从页面中提取数据的核心技术是HTTP文本解析,在Python 中常用以下模块处理此类问题:
BeautifulSoup | lxml |
---|---|
非常流行的HTTP解析库,API 简洁易用,但解析速度较慢。 | 由C语言编写的xml解析库( libxml2),解析速度更快,API相对复杂。 |
Scrapy综合上述两者优点实现了Selector 类,它是基于lxml库构建的,并简化了API接口。在Scrapy中使用Selector 对象提取页面中的数据,使用时先通过XPath或CSS选择器选中页面中需要提取的数据,然后进行提取,下面来介绍一下Selector对象的使用。
一、Selector对象
1.1、创建对象
from scrapy.selector import Selector
from scrapy.http import HtmlResponse
html = '''
<!DOCTYPE html>
<html lang="en">
<head>
<title>Scrapy Study</title>
</head>
<body>
<h1>Hello World</h1>
<h2>ayouleyang</h2>
<b>yangyou</b>
<ul>
<li>Python</li>
<li>Scrapy</li>
<li>html</li>
</ul>
<!-- 标签缺失 -->
'''
使用Response对象构造Selector对象,将其传递给Selector构造器方法的response参数:
>>> result = HtmlResponse(html,body=html,encoding='utf-8')

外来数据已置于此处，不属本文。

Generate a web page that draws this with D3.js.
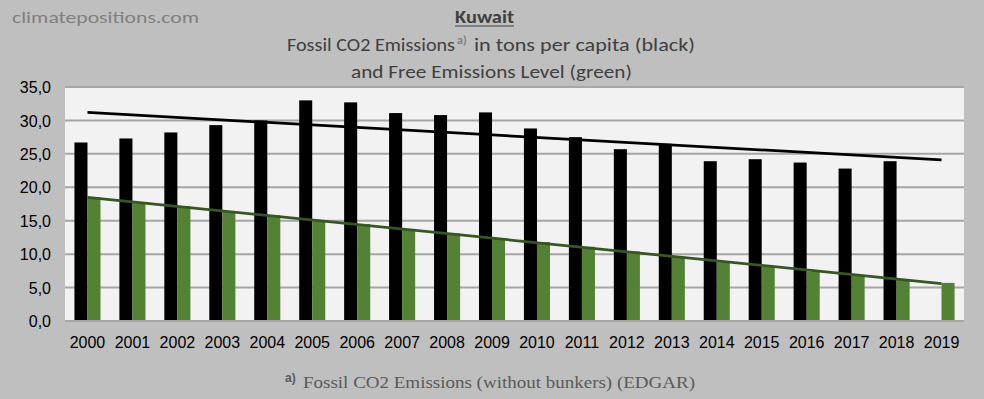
<!DOCTYPE html>
<html><head><meta charset="utf-8">
<script src="https://cdn.jsdelivr.net/npm/d3@7"></script>
<style>html,body{margin:0;padding:0;background:#bfbfbf;}</style>
</head><body>
<svg id="c" width="984" height="399"></svg>
<script>
const years = ["2000","2001","2002","2003","2004","2005","2006","2007","2008","2009","2010","2011","2012","2013","2014","2015","2016","2017","2018","2019"];
const emissions = [26.7,27.3,28.2,29.3,30.0,33.0,32.7,31.1,30.8,31.2,28.8,27.5,25.7,26.5,23.9,24.2,23.7,22.8,23.9,null];
const freeLevel = [18.5,17.8,17.2,16.4,15.8,15.1,14.5,13.7,13.1,12.4,11.8,11.1,10.4,9.6,8.8,8.1,7.4,6.8,6.2,5.7];
const trendBlack = [31.2,24.1];   // trend line at first and last year
const trendGreen = [18.5,5.6];
const yTicks = [0,5,10,15,20,25,30,35];

const svg = d3.select("#c");
const W=984,H=399;
svg.append("rect").attr("width",W).attr("height",H).attr("fill","#bfbfbf");
const m={l:65,r:964,t:87,b:321};
const x=d3.scaleBand().domain(years).range([m.l,m.r]).paddingInner(0.42).paddingOuter(0.21);
const xc=d3.scaleBand().domain(years).range([m.l,m.r]);
const y=d3.scaleLinear().domain([0,35]).range([m.b,m.t]);

svg.append("rect").attr("x",m.l).attr("y",m.t).attr("width",m.r-m.l).attr("height",m.b-m.t).attr("fill","#f2f2f2");
svg.append("g").selectAll("line").data(yTicks).join("line")
  .attr("x1",m.l).attr("x2",m.r).attr("y1",d=>y(d)).attr("y2",d=>y(d))
  .attr("stroke","#a6a6a6").attr("stroke-width",2);

const bw = x.bandwidth()/2;
svg.append("g").selectAll("rect").data(years.filter((d,i)=>emissions[i]!=null)).join("rect")
  .attr("x",d=>x(d)).attr("width",bw)
  .attr("y",d=>y(emissions[years.indexOf(d)])).attr("height",d=>y(0)-y(emissions[years.indexOf(d)]))
  .attr("fill","#000");
svg.append("g").selectAll("rect").data(years).join("rect")
  .attr("x",d=>x(d)+bw).attr("width",bw)
  .attr("y",(d,i)=>y(freeLevel[i])).attr("height",(d,i)=>y(0)-y(freeLevel[i]))
  .attr("fill","#548235");

svg.append("line").attr("x1",m.l).attr("x2",m.r).attr("y1",y(0)).attr("y2",y(0)).attr("stroke","#a6a6a6").attr("stroke-width",2);

const cx = d=>xc(d)+xc.bandwidth()/2;
const ends=[years[0],years[years.length-1]];
const line=d3.line().x(d=>cx(d[0])).y(d=>y(d[1]));
svg.append("path").attr("d",line(ends.map((d,i)=>[d,trendBlack[i]]))).attr("stroke","#000").attr("stroke-width",2.75).attr("fill","none");
svg.append("path").attr("d",line(ends.map((d,i)=>[d,trendGreen[i]]))).attr("stroke","#375623").attr("stroke-width",2.75).attr("fill","none");

const yAxis=d3.axisLeft(y).tickValues(yTicks).tickSize(0).tickPadding(0).tickFormat(d=>d3.format(".1f")(d).replace(".",","));
const ga=svg.append("g").attr("transform",`translate(${51},0)`).call(yAxis);
ga.select(".domain").remove();
ga.selectAll("text").attr("font-family","Liberation Sans, Arial, sans-serif").attr("font-size",16).attr("fill","#000").attr("dy","0.35em");
const xAxis=d3.axisBottom(xc).tickSize(0).tickPadding(0);
const gx=svg.append("g").attr("transform",`translate(0,${348})`).call(xAxis);
gx.select(".domain").remove();
gx.selectAll("text").attr("font-family","Liberation Sans, Arial, sans-serif").attr("font-size",16).attr("fill","#000").attr("dy",0);

const tf="Carlito, 'Open Sans', 'Noto Sans', sans-serif";
svg.append("text").attr("x",12).attr("y",23).attr("font-family",tf).attr("font-size",17).attr("fill","#7f7f7f")
  .attr("textLength",187).attr("lengthAdjust","spacingAndGlyphs").text("climatepositions.com");
svg.append("text").attr("x",455).attr("y",23).attr("font-family",tf).attr("font-weight","bold").attr("font-size",18).attr("fill","#404040")
  .attr("textLength",59).attr("lengthAdjust","spacingAndGlyphs").text("Kuwait");
svg.append("line").attr("x1",455).attr("x2",514).attr("y1",26).attr("y2",26).attr("stroke","#404040").attr("stroke-width",1.2);
const t2=svg.append("text").attr("y",51).attr("font-family",tf).attr("font-size",18).attr("fill","#404040");
t2.append("tspan").attr("x",287).attr("textLength",168).attr("lengthAdjust","spacingAndGlyphs").text("Fossil CO2 Emissions");
t2.append("tspan").attr("x",457).attr("dy",-7).attr("font-size",12).attr("font-weight","bold").attr("fill","#7f7f7f").text("a)");
t2.append("tspan").attr("x",474).attr("dy",7).attr("textLength",221).attr("lengthAdjust","spacingAndGlyphs").text("in tons per capita (black)");
svg.append("text").attr("x",351).attr("y",78).attr("font-family",tf).attr("font-size",18).attr("fill","#404040")
  .attr("textLength",281).attr("lengthAdjust","spacingAndGlyphs").text("and Free Emissions Level (green)");

const ft=svg.append("text").attr("y",388).attr("font-family","'Liberation Serif', 'Times New Roman', serif").attr("font-size",17).attr("fill","#595959");
ft.append("tspan").attr("x",285).attr("dy",-6).attr("font-family","Liberation Sans, Arial, sans-serif").attr("font-weight","bold").attr("font-size",12).text("a)");
ft.append("tspan").attr("x",303).attr("dy",6).attr("textLength",392).attr("lengthAdjust","spacingAndGlyphs").text("Fossil CO2 Emissions (without bunkers) (EDGAR)");
</script>
</body></html>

>>> selector = Selector(response = result)
>>> print(selector)
<Selector xpath=None data='<html lang="en">\n<head>\n <title>Scrap'>
>>>
1.2、选中数据
调用Selector对象的xpath或css方法可以选中文中某个或某部分:
>>> selector_h1 = selector.xpath('//h1')
>>> print (selector_h1)
[<Selector xpath='//h1' data='<h1>Hello World</h1>'>]
>>> selector_li = selector.xpath('//li')
>>> print (selector_li)
[<Selector xpath='//li' data='<li>Python</li>'>,
<Selector xpath='//li' data='<li>Scrapy</li>'>,
<Selector xpath='//li' data='<li>html</li>'>]
>>>
xpath和css方法返回一个SelectorList对象,SelectorList支持列表接口,可使用for语句迭代访问其中的对象:
>>> for li in selector_li:
print (li.xpath('./text()'))
[<Selector xpath='./text()' data='Python'>]

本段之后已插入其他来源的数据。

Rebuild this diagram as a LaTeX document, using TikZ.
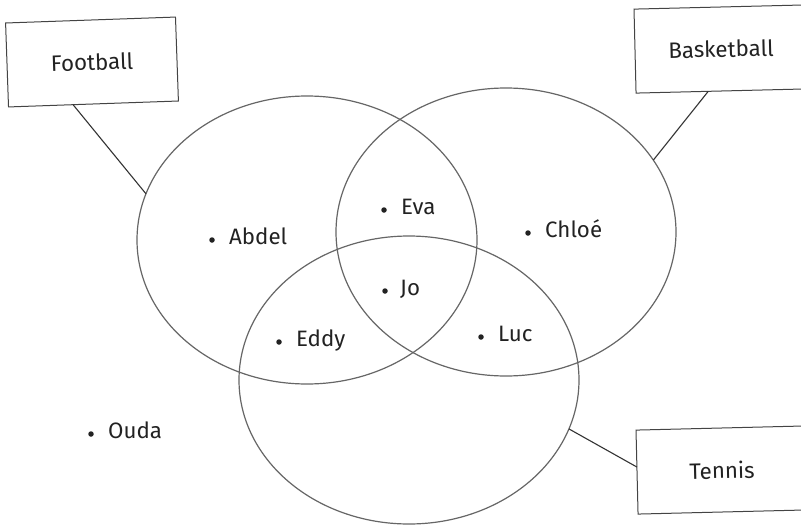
\documentclass[tikz,border=0pt]{standalone}
\usepackage{fontspec}
\setmainfont{Fira Sans}
\usetikzlibrary{shapes.geometric,calc}
\definecolor{ringgray}{HTML}{666666}
\definecolor{boxgray}{HTML}{444444}
\definecolor{linegray}{HTML}{333333}
\definecolor{inkgray}{HTML}{222222}
\begin{document}
\begin{tikzpicture}[x=1pt,y=-1pt,
  setring/.style={ellipse, draw=ringgray, line width=1.2pt, inner sep=0pt, outer sep=0pt,
    minimum width=340pt, minimum height=288pt},
  tagbox/.style={rectangle, draw=boxgray, line width=1pt, inner sep=0pt, outer sep=0pt,
    minimum height=84pt, text=inkgray, font=\fontsize{22.3}{26}\selectfont},
  member/.style={circle, fill=inkgray, inner sep=0pt, minimum size=5.5pt},
  pname/.style={anchor=base west, inner sep=0pt, text=inkgray, font=\fontsize{22.3}{26}\selectfont},
  link/.style={draw=linegray, line width=1.1pt}]
\useasboundingbox (0,0) rectangle (801,525);
\clip (0,0) rectangle (801,525);
\fill[white] (0,0) rectangle (801,525);

% the three sets
\node[setring] (foot) at (307,240) {};
\node[setring] (bask) at (506,232) {};
\node[setring] (tenn) at (409,380) {};

% set labels
\node[tagbox, minimum width=170pt, rotate=2] (footbox) at (92,62) {Football};
\node[tagbox, minimum width=172pt, rotate=1.4] (baskbox) at (721,49) {Basketball};
\node[tagbox, minimum width=170pt, rotate=1.4] (tennbox) at (722,470) {Tennis};

% label connectors
\draw[link] ($(footbox.south west)!0.38!(footbox.south east)$) -- (foot.164.5);
\draw[link] ($(baskbox.south west)!0.42!(baskbox.south east)$) -- (bask.26.4);
\draw[link] (tenn.343.4) -- ($(tennbox.south west)!0.56!(tennbox.north west)$);

% members
\node[member] (abdel) at (212,240) {};
\node[pname] at ($(abdel)+(17,4)$) {Abdel};
\node[member] (eva) at (384,210) {};
\node[pname] at ($(eva)+(17,4)$) {Eva};
\node[member] (chloe) at (528,233) {};
\node[pname] at ($(chloe)+(17,4)$) {Chloé};
\node[member] (jo) at (385,291) {};
\node[pname] at ($(jo)+(15,4)$) {Jo};
\node[member] (eddy) at (279,342) {};
\node[pname] at ($(eddy)+(17,4)$) {Eddy};
\node[member] (luc) at (481,337) {};
\node[pname] at ($(luc)+(17,4)$) {Luc};
\node[member] (ouda) at (91,434) {};
\node[pname] at ($(ouda)+(17,4)$) {Ouda};
\end{tikzpicture}
\end{document}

[<Selector xpath='./text()' data='Scrapy'>]
[<Selector xpath='./text()' data='html'>]
>>>
SelectorList对象也有xpath和css方法:
>>> lis = selector.xpath('.//ul').css('li').xpath('./text()')
>>> print (lis)
[<Selector xpath='./text()' data='Python'>,
<Selector xpath='./text()' data='Scrapy'>,
<Selector xpath='./text()' data='html'>]
>>>
1.3、提取数据
调用Selector或SelectorList对象的一下方法可将选中的内容提取
- extract()
- re()
- extract_first() (SelectorList专有)
- re_first (SelectorList专有)
extract方法
>>> selector_li = selector.xpath('//li')
>>> print (selector_li)
[<Selector xpath='//li' data='<li>Python</li>'>,
Selector xpath='//li' data='<li>Scrapy</li>'>,
Selector xpath='//li' data='<li>html</li>'>]
>>>
>>> print (selector_li[0].extract())
<li>Python</li>
>>>
>>> li = selector.xpath('.//li/text()')
>>> print (li)
[<Selector xpath='.//li/text()' data='Python'>,
<Selector xpath='.//li/text()' data='Scrapy'>,
<Selector xpath='.//li/text()' data='html'>]
>>>
>>>>print (li.extract())
['Python', 'Scrapy', 'html']
>>>
>>> print (li[0].extract())
Python
>>>
>>> print (li[1].extract())
Scrapy
提取标题内容:
>>> title = selector.xpath('.//title/text()')
>>> print (title)
[<Selector xpath='.//title/text()' data='Scrapy Study'>]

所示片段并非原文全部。